# DATA SHOWN start

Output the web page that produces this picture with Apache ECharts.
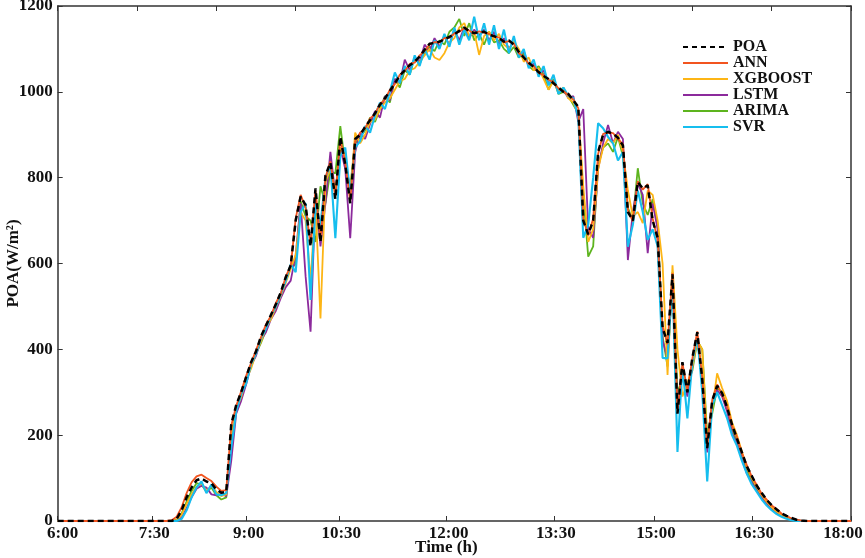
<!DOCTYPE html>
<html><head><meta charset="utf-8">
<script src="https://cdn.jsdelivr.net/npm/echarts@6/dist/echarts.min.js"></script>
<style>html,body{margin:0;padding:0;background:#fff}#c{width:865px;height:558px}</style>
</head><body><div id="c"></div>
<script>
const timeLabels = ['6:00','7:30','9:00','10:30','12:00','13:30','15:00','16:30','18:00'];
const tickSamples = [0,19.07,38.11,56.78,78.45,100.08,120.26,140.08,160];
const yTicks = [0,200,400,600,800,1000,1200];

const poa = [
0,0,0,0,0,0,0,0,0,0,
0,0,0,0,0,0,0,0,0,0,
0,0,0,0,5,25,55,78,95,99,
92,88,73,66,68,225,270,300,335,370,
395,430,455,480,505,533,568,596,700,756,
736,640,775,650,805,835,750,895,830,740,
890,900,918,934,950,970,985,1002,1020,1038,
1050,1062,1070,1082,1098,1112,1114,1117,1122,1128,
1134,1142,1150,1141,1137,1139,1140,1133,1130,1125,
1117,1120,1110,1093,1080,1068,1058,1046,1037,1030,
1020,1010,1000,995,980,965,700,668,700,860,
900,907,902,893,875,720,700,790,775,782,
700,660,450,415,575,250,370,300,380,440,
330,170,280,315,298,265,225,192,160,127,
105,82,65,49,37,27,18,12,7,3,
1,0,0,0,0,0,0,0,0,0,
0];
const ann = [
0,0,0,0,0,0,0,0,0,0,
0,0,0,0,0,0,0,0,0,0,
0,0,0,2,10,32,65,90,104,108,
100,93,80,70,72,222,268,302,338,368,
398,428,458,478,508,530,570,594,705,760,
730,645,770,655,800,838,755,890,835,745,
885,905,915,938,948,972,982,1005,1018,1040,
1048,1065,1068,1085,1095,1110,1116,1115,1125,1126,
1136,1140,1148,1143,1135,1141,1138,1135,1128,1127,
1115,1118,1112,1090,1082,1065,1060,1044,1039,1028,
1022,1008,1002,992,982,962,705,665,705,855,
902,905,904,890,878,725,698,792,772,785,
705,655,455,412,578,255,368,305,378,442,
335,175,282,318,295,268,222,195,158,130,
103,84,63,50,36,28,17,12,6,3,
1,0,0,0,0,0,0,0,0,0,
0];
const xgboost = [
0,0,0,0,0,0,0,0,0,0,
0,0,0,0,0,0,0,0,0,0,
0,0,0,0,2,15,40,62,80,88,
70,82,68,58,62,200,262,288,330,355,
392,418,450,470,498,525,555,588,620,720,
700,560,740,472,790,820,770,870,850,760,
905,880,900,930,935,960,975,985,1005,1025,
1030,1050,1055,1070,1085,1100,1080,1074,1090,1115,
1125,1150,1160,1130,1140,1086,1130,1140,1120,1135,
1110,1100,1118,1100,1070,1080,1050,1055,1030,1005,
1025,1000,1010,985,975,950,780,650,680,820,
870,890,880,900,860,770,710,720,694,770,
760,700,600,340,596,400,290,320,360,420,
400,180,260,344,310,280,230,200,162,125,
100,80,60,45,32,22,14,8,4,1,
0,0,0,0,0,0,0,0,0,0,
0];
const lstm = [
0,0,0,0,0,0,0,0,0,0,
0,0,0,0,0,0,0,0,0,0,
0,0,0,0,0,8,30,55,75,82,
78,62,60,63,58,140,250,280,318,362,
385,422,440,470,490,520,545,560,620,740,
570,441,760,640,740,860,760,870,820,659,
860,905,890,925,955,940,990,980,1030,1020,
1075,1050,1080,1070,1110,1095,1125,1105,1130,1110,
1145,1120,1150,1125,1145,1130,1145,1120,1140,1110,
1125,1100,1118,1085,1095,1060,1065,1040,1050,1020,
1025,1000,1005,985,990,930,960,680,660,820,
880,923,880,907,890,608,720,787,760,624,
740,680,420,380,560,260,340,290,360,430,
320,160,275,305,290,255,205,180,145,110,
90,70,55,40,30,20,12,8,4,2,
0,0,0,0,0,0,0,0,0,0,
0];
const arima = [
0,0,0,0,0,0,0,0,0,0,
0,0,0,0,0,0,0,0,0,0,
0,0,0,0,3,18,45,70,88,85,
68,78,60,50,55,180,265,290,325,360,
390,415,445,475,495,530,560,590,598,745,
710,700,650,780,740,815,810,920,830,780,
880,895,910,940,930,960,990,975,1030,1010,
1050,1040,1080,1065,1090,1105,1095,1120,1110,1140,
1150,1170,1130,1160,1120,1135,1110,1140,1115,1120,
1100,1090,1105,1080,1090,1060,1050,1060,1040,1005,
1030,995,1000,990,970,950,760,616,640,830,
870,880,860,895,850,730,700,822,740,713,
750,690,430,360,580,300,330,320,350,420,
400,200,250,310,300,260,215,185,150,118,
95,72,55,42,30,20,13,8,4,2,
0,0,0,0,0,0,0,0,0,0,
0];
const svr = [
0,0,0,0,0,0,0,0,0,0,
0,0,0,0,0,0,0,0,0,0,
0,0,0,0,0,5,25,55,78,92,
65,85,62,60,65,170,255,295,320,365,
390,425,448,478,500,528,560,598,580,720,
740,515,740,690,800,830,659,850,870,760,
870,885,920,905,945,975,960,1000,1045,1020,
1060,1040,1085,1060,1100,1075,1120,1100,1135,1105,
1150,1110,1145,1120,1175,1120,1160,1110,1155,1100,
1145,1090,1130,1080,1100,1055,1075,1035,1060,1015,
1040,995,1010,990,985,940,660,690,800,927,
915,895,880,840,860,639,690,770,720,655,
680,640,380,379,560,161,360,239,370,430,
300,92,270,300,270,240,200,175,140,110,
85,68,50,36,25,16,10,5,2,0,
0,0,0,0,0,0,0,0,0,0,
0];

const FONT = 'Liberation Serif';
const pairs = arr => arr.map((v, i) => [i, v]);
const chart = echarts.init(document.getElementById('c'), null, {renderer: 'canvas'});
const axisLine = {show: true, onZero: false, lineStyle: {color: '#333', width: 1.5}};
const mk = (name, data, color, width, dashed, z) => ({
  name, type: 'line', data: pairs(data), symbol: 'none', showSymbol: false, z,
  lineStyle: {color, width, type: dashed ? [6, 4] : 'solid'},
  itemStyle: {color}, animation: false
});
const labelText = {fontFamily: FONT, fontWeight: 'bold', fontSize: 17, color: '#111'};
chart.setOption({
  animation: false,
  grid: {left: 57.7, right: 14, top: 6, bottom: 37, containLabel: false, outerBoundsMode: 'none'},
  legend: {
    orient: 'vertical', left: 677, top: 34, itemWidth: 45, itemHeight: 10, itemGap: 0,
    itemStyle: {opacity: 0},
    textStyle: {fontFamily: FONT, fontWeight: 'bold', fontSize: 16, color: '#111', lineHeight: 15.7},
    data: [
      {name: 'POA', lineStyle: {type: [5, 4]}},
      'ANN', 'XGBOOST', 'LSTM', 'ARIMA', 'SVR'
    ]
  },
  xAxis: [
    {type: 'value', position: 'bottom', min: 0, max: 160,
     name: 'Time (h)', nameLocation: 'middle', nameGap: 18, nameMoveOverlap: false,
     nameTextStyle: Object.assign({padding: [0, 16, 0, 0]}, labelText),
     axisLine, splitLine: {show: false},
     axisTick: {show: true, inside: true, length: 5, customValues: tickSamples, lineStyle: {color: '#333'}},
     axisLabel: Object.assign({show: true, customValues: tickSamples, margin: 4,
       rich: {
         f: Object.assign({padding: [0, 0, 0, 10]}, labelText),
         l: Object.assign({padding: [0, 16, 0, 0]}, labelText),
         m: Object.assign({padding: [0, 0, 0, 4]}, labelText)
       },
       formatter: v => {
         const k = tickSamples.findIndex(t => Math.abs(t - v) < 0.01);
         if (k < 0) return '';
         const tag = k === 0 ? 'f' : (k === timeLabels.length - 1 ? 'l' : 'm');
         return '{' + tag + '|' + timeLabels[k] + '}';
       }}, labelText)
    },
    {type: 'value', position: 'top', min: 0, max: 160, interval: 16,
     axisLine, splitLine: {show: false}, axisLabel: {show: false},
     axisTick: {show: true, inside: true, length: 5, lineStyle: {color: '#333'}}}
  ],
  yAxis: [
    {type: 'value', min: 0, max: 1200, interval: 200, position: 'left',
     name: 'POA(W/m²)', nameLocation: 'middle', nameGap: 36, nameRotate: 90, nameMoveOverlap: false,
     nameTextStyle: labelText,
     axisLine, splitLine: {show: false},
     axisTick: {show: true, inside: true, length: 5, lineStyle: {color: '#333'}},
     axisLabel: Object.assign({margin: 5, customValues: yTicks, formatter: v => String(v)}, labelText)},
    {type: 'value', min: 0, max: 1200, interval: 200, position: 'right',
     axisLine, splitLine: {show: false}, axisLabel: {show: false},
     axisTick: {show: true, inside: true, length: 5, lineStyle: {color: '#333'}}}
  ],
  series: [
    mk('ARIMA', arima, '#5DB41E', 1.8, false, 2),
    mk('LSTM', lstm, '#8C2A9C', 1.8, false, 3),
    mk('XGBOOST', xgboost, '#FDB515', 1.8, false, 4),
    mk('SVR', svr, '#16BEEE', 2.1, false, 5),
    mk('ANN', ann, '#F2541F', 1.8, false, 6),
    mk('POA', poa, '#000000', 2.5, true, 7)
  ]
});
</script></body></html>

# DATA SHOWN end

TASK INSTRUCTIONS: Leave out the pictures. Transcribe only the lines above, from the first through the one that contains "const yTicks = [0,200,400,600,800,1000,1200];".

RESPONSE TO THIS EXERCISE:
Output the web page that produces this picture with Apache ECharts.
<!DOCTYPE html>
<html><head><meta charset="utf-8">
<script src="https://cdn.jsdelivr.net/npm/echarts@6/dist/echarts.min.js"></script>
<style>html,body{margin:0;padding:0;background:#fff}#c{width:865px;height:558px}</style>
</head><body><div id="c"></div>
<script>
const timeLabels = ['6:00','7:30','9:00','10:30','12:00','13:30','15:00','16:30','18:00'];
const tickSamples = [0,19.07,38.11,56.78,78.45,100.08,120.26,140.08,160];
const yTicks = [0,200,400,600,800,1000,1200];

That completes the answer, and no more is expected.